Word on the street is the Parsippany show is on May 20. Is this true?
Thanks for any info.
>Tom<


----------



## wheelszk (Jul 8, 2006)

Word on the street is YES.


----------



## Super Coupe (Feb 16, 2010)

Thanks!!!! Now to just save up some moola. 
>Tom<


----------



## Joe65SkylarkGS (Feb 15, 2010)

So I have an issue and won't be making the show. 

Al leave me alone lol

I am going away next weekend for 3 days at Cape May. Sunset beach fri and sat nights. If you've never been its amazing. You drive down this long narrow road that leads to senset beach, your surrounded by water, only behind you, its a pretty wild scene. ANd with a good sky, you watch the sun drop off the horizon, and tyour basically feeling like your out in the middle of the ocean.

So my table at Petes show will be at the fall show date. 

Have a good show evryone.
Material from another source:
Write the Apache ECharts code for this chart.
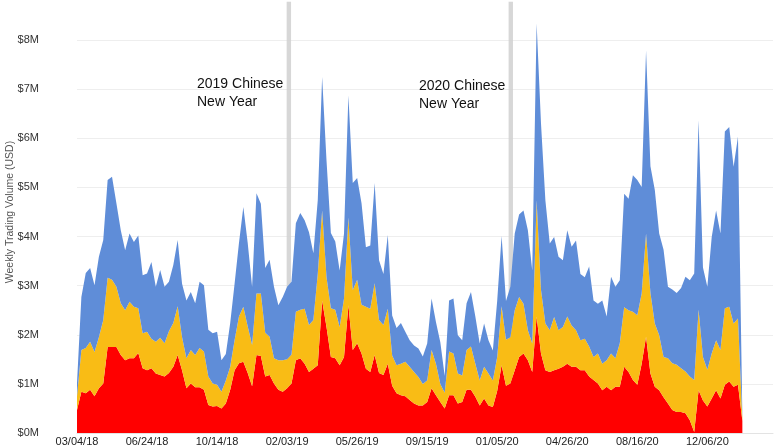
<!DOCTYPE html>
<html><head><meta charset="utf-8">
<script src="https://cdn.jsdelivr.net/npm/echarts@6/dist/echarts.min.js"></script>
<style>html,body{margin:0;padding:0;background:#fff}#c{width:775px;height:445px}</style>
</head><body><div id="c"></div>
<script>
// ---- data (values in $M, weekly from 03/04/18) ----
const startDateUTC = [2018, 2, 4];
const axisWeeks = 160;
const labelEvery = 16;
const lastLabelIndex = 144;

const redVals = [
.47,.84,.81,.88,.75,.91,1.01,1.75,1.75,1.75,
1.59,1.48,1.52,1.52,1.63,1.32,1.28,1.32,1.21,1.18,
1.15,1.22,1.35,1.59,1.28,.91,1.01,.93,.93,.88,
.57,.54,.55,.50,.60,.88,1.28,1.42,1.45,1.22,
.95,1.59,1.57,1.15,1.18,1.01,.88,.84,.91,1.01,
1.48,1.52,1.41,1.24,1.31,1.38,2.70,2.16,1.55,1.52,
1.38,1.55,2.60,1.69,1.83,1.62,1.31,1.24,1.59,1.22,
1.18,1.41,.96,.81,.77,.75,.67,.60,.56,.56,
.63,.91,.77,.63,.50,.77,.77,.60,.63,.88,
.88,.74,.56,.70,.56,.53,.86,1.38,.96,1.01,
1.28,1.55,1.62,1.48,1.24,2.37,1.62,1.28,1.24,1.28,
1.31,1.35,1.41,1.35,1.35,1.28,1.28,1.15,1.08,1.01,
.87,.94,.87,.94,.94,1.35,1.24,1.08,.98,1.41,
1.96,1.21,.94,.87,.73,.60,.47,.43,.43,.40,
.26,.02,.87,.66,.54,.70,.87,.70,.98,1.05,
.94,.98,.25];

const yellowVals = [
.28,.85,.92,.98,.90,1.04,1.29,1.41,1.37,1.23,
1.05,1.02,1.15,1.05,.91,.71,.78,.60,.65,.76,
.68,.85,.89,.99,.67,.61,.68,.66,.80,.78,
.58,.47,.43,.34,.47,.47,.61,.95,1.12,.95,
.84,1.25,1.27,.89,.78,.51,.60,.64,.59,.59,
.99,.99,1.12,.96,.99,1.86,1.83,1.01,.99,.99,
.78,1.19,1.79,1.22,1.29,.99,1.26,1.29,1.46,1.08,
1.02,1.12,.62,.57,.64,.70,.68,.64,.58,.44,
.44,.78,.64,.37,.32,.89,.85,.61,.54,.81,
.88,.67,.51,.65,.65,.54,.69,1.20,.94,.94,
1.22,1.22,1.01,.61,.58,2.37,1.29,.95,.85,1.08,
.78,.81,.96,.84,.74,.61,.64,.61,.47,.61,
.54,.54,.75,.58,.89,1.21,1.26,1.39,1.42,1.43,
2.10,1.64,1.29,1.12,.82,.92,.95,.96,.89,.85,
.89,1.06,1.64,.89,.75,.92,1.02,.99,1.56,1.52,
1.29,1.35,.05];

const blueVals = [
.27,1.08,1.53,1.50,1.36,1.64,1.63,1.99,2.10,1.70,
1.49,1.22,1.39,1.32,1.48,1.18,1.19,1.56,1.12,1.38,
1.15,1.01,1.18,1.35,1.09,1.18,1.18,1.05,1.35,1.35,
.95,1.02,1.08,.64,.54,.89,1.15,1.50,2.03,1.70,
1.19,2.04,1.83,1.32,1.57,1.46,1.12,1.29,1.48,1.48,
1.80,1.97,1.80,1.89,1.36,1.50,2.72,2.38,1.53,1.39,
1.15,1.32,2.48,2.18,2.07,2.07,1.21,1.29,2.04,1.22,
1.04,1.50,.81,.76,.83,.61,.54,.54,.58,.56,
.75,1.05,.85,.85,.34,1.04,1.12,.78,.72,.95,
1.11,.96,.75,.88,.68,.61,1.15,1.43,.79,1.03,
1.56,1.68,1.90,2.04,1.49,3.60,3.39,2.51,1.77,1.63,
1.50,1.36,1.76,1.60,1.83,1.35,1.25,1.63,1.15,1.01,
1.29,.89,1.56,1.46,1.28,2.31,2.27,2.78,2.75,2.17,
3.73,2.58,2.72,2.07,2.18,1.46,1.50,1.46,1.63,1.93,
1.96,2.17,3.86,1.82,1.69,2.37,2.64,2.37,3.60,3.66,
3.19,3.70,.05];

const yTickValues = [0,1,2,3,4,5,6,7,8];
const cnyWeekSpans = [[47.9, 48.9], [98.6, 99.6]];
const cnyTexts = ['2019 Chinese\nNew Year', '2020 Chinese\nNew Year'];
const yAxisTitle = 'Weekly Trading Volume (USD)';

// ---- build categories (weekly dates) ----
const pad = n => (n < 10 ? '0' : '') + n;
const t0 = Date.UTC(startDateUTC[0], startDateUTC[1], startDateUTC[2]);
const categories = [];
for (let i = 0; i < axisWeeks; i++) {
  const d = new Date(t0 + i * 7 * 86400000);
  categories.push(pad(d.getUTCMonth() + 1) + '/' + pad(d.getUTCDate()) + '/' + pad(d.getUTCFullYear() % 100));
}

const FONT = '"Liberation Sans", Arial, Helvetica, sans-serif';
const chart = echarts.init(document.getElementById('c'), null, {renderer: 'canvas'});

const areaSeries = (name, data, color, z) => ({
  name, type: 'line', stack: 'vol', data, symbol: 'none', showSymbol: false,
  lineStyle: {width: 0}, areaStyle: {color, opacity: 1}, itemStyle: {color},
  z, silent: true, animation: false
});

chart.setOption({
  animation: false,
  textStyle: {fontFamily: FONT},
  grid: {left: 77, right: 2, top: -9, bottom: 12, outerBoundsMode: 'none', containLabel: false},
  xAxis: [{
    type: 'category', data: categories, boundaryGap: false,
    axisLine: {show: true, lineStyle: {color: '#e3e3e3', width: 1}},
    axisTick: {show: false},
    axisLabel: {
      interval: (i) => i % labelEvery === 0 && i <= lastLabelIndex,
      color: '#222', fontSize: 11, margin: 3, fontFamily: FONT
    },
    splitLine: {show: false}
  }, {
    type: 'value', min: 0, max: axisWeeks - 1, show: false
  }],
  yAxis: {
    type: 'value', min: 0, max: 9, interval: 1,
    name: yAxisTitle, nameLocation: 'middle', nameGap: 61, nameRotate: 90,
    nameMoveOverlap: false,
    nameTextStyle: {color: '#555', fontSize: 10.5, fontFamily: FONT},
    axisLine: {show: false}, axisTick: {show: false},
    axisLabel: {
      formatter: v => yTickValues.indexOf(v) >= 0 ? '$' + v + 'M' : '',
      color: '#333', fontSize: 11, margin: 38, fontFamily: FONT
    },
    splitLine: {lineStyle: {color: '#eeeeee', width: 1}}
  },
  series: [
    areaSeries('Red', redVals, '#ff0000', 2),
    areaSeries('Yellow', yellowVals, '#f9bc15', 2),
    areaSeries('Blue', blueVals, '#5f8dd8', 2),
    {
      type: 'line', xAxisIndex: 1, data: [], z: 5, silent: true,
      markArea: {
        silent: true,
        itemStyle: {color: 'rgba(208,208,208,0.85)'},
        data: cnyWeekSpans.map(s => [{xAxis: s[0], yAxis: 0}, {xAxis: s[1], yAxis: 8.78}])
      }
    }
  ],
  graphic: [
    {type: 'text', left: 197, top: 75, z: 10,
     style: {text: cnyTexts[0], fill: '#111', font: '14px ' + FONT, lineHeight: 18}},
    {type: 'text', left: 419, top: 77, z: 10,
     style: {text: cnyTexts[1], fill: '#111', font: '14px ' + FONT, lineHeight: 18}}
  ]
});
</script></body></html>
See ya next time :wave:


----------



## alpink (Aug 22, 2010)

what? honeymoon? no!?


----------



## joeslotcar (Mar 12, 2003)

*Count me in.*

I'll be there with 300+ cars: Tjets, AFX, Tyco, Atlas, Faller, Lifelike, Riggen, AJ's, customs and more.
-Joe Saccomanno


----------



## Bubba 123 (Sep 10, 2010)

Joe65SkylarkGS said:


> So I have an issue and won't be making the show.
> 
> Al leave me alone lol
> 
> ...


can I go 2 ???????????
I LUV Beaches / coast :thumbsup:

Bubba 123


----------